- **Task goal**
Retype the whole listing verbatim and keep the pictures out of it.

- **Recorded data**
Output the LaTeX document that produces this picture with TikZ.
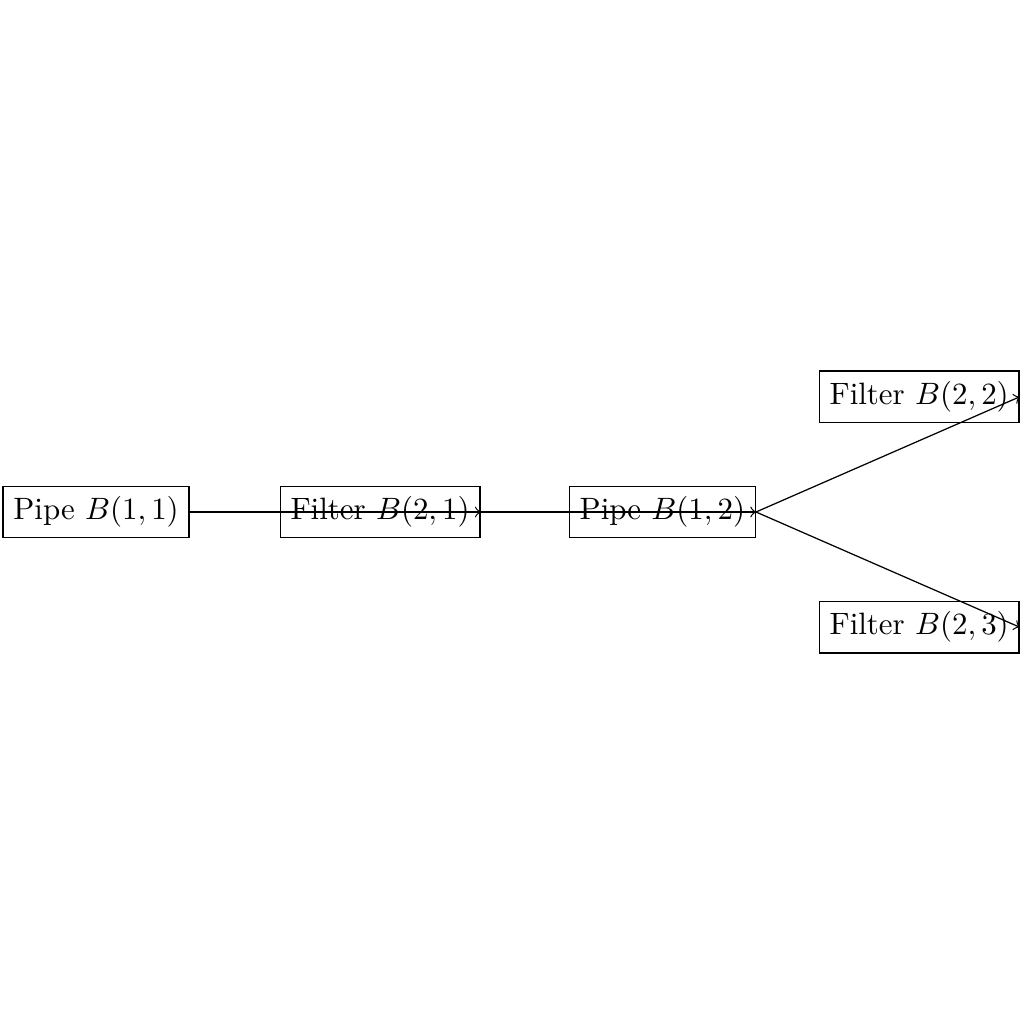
\documentclass[tikz,border=0pt]{standalone}
\usepackage{amssymb,amsmath}
\usepackage{tikz}
\usetikzlibrary{arrows,shapes,calc}
\tikzstyle{block}=[draw,rectangle]
\tikzstyle{edge} = [draw,->]

\begin{document}
\begin{tikzpicture}[auto]
        \node[block] (p11) at (0,0) {Pipe $B(1,1)$};
        \node[block] (f21) at (3.23,0) {Filter $B(2,1)$};
        \node[block] (p12) at (6.44,0) {Pipe $B(1,2)$};
        \node[block] (f22) at (9.36,1.31) {Filter $B(2,2)$};
        \node[block] (f23) at (9.36,-1.31) {Filter $B(2,3)$};
        \draw[edge] (p11.east) to (f21.east);
        \draw[edge] (f21.east) to (p12.east);
        \draw[edge] (p12.east) to (f22.east);
        \draw[edge] (p12.east) to (f23.east);
        \path let \p1=(p11.west), \p2=(f22.east), \n1={(\x2-\x1)/2+1.1pt} in
          [use as bounding box] (\x1-0.8pt,-\n1) rectangle (\x2+1.4pt,\n1);
      \end{tikzpicture}
\end{document}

- **Output for this task**
Output the LaTeX document that produces this picture with TikZ.
\documentclass[tikz,border=0pt]{standalone}
\usepackage{amssymb,amsmath}
\usepackage{tikz}
\usetikzlibrary{arrows,shapes,calc}
\tikzstyle{block}=[draw,rectangle]
\tikzstyle{edge} = [draw,->]

\begin{document}
\begin{tikzpicture}[auto]
        \node[block] (p11) at (0,0) {Pipe $B(1,1)$};
        \node[block] (f21) at (3.23,0) {Filter $B(2,1)$};
        \node[block] (p12) at (6.44,0) {Pipe $B(1,2)$};
        \node[block] (f22) at (9.36,1.31) {Filter $B(2,2)$};
        \node[block] (f23) at (9.36,-1.31) {Filter $B(2,3)$};
        \draw[edge] (p11.east) to (f21.east);
        \draw[edge] (f21.east) to (p12.east);
        \draw[edge] (p12.east) to (f22.east);
        \draw[edge] (p12.east) to (f23.east);
        \path let \p1=(p11.west), \p2=(f22.east), \n1={(\x2-\x1)/2+1.1pt} in
          [use as bounding box] (\x1-0.8pt,-\n1) rectangle (\x2+1.4pt,\n1);
      \end{tikzpicture}
\end{document}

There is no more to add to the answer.